PROBLEM TO WORK ON —
Find all lines in the listing that include the word "chart", then copy them.

GIVEN DATA —
>>

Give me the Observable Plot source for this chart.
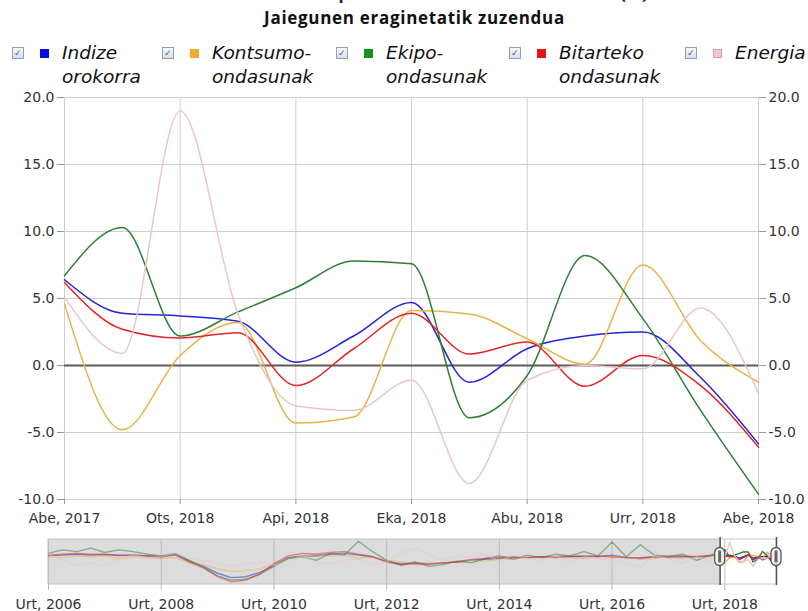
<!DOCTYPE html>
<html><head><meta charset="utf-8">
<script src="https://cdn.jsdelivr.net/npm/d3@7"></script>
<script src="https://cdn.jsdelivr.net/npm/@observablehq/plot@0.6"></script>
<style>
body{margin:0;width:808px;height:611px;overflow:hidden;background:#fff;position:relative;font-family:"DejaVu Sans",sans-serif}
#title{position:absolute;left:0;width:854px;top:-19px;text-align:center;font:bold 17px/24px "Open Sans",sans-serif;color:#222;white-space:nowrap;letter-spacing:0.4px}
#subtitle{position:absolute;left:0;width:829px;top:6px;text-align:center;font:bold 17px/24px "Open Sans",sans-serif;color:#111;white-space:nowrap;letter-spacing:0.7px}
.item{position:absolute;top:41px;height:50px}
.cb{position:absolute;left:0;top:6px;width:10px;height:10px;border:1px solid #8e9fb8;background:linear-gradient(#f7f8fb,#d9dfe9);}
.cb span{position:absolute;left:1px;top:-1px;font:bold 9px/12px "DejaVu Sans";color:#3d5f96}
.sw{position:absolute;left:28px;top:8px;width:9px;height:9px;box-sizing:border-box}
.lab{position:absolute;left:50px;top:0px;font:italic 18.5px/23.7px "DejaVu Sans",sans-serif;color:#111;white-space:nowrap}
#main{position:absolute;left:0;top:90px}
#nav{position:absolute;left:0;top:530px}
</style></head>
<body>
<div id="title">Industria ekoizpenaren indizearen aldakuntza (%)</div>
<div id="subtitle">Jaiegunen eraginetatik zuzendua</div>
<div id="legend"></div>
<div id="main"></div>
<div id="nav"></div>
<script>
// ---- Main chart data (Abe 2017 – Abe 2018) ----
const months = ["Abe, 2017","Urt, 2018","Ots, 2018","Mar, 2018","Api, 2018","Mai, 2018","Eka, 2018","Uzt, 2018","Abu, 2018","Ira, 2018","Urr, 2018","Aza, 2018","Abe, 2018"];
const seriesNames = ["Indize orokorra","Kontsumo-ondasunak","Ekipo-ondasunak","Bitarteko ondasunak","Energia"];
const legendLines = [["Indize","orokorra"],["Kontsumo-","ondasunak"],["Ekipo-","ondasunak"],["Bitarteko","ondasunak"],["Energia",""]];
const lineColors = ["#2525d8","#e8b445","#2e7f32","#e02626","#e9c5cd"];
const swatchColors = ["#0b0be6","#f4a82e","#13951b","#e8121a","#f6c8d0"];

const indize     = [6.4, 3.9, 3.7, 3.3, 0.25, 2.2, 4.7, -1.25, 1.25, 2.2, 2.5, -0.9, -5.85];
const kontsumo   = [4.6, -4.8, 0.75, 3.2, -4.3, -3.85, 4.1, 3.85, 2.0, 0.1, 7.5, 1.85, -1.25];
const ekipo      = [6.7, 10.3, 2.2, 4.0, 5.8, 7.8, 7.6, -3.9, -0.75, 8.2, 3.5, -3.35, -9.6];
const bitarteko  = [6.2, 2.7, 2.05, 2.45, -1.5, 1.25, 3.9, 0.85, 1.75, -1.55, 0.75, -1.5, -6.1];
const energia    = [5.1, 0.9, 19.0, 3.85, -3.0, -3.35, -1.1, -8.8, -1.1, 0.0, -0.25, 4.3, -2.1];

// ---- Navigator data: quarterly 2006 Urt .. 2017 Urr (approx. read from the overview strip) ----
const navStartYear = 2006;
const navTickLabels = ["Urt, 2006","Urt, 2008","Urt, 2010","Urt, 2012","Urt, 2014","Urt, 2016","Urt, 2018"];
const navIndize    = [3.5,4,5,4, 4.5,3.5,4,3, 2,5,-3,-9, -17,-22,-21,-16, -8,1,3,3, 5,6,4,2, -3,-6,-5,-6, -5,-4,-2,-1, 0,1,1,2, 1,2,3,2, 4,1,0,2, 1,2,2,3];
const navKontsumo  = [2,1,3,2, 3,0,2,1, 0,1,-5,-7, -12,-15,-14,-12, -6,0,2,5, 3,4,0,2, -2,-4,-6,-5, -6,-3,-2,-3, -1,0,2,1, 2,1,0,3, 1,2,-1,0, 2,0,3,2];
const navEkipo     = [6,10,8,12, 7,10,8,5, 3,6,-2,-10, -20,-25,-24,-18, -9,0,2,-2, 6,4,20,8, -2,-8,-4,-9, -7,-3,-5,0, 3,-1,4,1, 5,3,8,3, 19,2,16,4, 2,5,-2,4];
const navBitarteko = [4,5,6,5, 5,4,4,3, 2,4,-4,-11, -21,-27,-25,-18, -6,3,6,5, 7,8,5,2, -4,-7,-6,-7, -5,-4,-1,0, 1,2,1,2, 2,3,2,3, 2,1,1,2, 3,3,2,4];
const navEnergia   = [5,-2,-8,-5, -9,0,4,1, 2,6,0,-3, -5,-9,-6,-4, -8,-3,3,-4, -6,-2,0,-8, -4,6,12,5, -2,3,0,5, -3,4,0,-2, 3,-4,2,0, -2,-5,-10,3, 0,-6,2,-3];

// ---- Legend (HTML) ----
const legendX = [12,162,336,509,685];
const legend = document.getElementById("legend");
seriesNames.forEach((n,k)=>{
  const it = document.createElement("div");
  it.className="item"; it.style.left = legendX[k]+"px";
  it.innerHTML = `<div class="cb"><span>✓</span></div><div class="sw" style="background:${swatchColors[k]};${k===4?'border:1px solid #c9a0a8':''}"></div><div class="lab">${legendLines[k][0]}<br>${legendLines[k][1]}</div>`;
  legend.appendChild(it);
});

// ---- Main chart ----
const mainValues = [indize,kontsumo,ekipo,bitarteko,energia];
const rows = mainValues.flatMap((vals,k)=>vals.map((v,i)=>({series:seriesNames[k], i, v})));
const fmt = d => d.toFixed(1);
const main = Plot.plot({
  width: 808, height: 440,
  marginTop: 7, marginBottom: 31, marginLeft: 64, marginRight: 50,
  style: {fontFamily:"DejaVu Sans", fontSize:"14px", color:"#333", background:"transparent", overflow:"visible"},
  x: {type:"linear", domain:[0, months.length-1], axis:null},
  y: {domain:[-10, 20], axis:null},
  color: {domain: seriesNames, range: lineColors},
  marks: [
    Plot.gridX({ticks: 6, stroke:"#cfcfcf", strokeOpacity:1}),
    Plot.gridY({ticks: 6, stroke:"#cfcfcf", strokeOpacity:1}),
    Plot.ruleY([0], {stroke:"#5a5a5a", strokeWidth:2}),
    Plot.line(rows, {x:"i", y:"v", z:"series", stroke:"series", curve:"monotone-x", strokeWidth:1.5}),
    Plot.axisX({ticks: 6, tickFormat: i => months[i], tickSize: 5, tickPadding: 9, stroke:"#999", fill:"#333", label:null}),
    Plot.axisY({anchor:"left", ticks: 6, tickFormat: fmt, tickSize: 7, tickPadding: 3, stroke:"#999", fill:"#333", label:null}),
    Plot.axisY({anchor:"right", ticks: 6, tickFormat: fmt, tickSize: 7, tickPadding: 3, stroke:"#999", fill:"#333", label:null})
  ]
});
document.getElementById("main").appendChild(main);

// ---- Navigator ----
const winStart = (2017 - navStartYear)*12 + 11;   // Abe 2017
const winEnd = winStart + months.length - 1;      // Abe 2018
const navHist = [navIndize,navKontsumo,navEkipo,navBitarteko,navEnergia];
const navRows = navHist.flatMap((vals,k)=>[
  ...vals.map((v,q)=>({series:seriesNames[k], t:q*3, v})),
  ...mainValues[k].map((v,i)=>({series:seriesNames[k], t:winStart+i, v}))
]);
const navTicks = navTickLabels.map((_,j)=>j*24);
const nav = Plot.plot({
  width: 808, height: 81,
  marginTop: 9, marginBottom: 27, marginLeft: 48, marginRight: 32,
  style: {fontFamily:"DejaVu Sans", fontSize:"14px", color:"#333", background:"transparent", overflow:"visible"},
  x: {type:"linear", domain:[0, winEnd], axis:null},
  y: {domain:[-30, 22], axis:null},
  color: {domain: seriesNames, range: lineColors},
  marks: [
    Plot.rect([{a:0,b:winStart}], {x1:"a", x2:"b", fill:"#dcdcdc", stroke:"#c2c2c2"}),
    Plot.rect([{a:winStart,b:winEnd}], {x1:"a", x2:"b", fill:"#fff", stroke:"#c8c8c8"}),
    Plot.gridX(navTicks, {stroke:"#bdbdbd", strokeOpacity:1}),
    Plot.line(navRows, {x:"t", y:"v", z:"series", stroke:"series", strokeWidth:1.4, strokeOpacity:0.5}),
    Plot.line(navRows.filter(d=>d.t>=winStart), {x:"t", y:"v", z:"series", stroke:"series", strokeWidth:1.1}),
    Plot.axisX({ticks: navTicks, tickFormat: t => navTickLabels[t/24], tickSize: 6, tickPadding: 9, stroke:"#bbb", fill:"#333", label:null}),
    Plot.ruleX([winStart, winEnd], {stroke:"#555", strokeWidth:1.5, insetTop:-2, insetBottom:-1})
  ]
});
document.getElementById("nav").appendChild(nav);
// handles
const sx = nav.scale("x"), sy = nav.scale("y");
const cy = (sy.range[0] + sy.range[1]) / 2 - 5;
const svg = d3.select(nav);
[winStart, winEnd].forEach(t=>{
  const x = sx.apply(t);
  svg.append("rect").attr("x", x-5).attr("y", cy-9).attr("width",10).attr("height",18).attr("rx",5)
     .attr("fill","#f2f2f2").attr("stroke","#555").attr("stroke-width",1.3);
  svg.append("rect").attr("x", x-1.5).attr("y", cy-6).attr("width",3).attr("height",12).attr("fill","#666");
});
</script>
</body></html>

<<

RESPONSE —
Give me the Observable Plot source for this chart.
// ---- Main chart data (Abe 2017 – Abe 2018) ----
// ---- Main chart ----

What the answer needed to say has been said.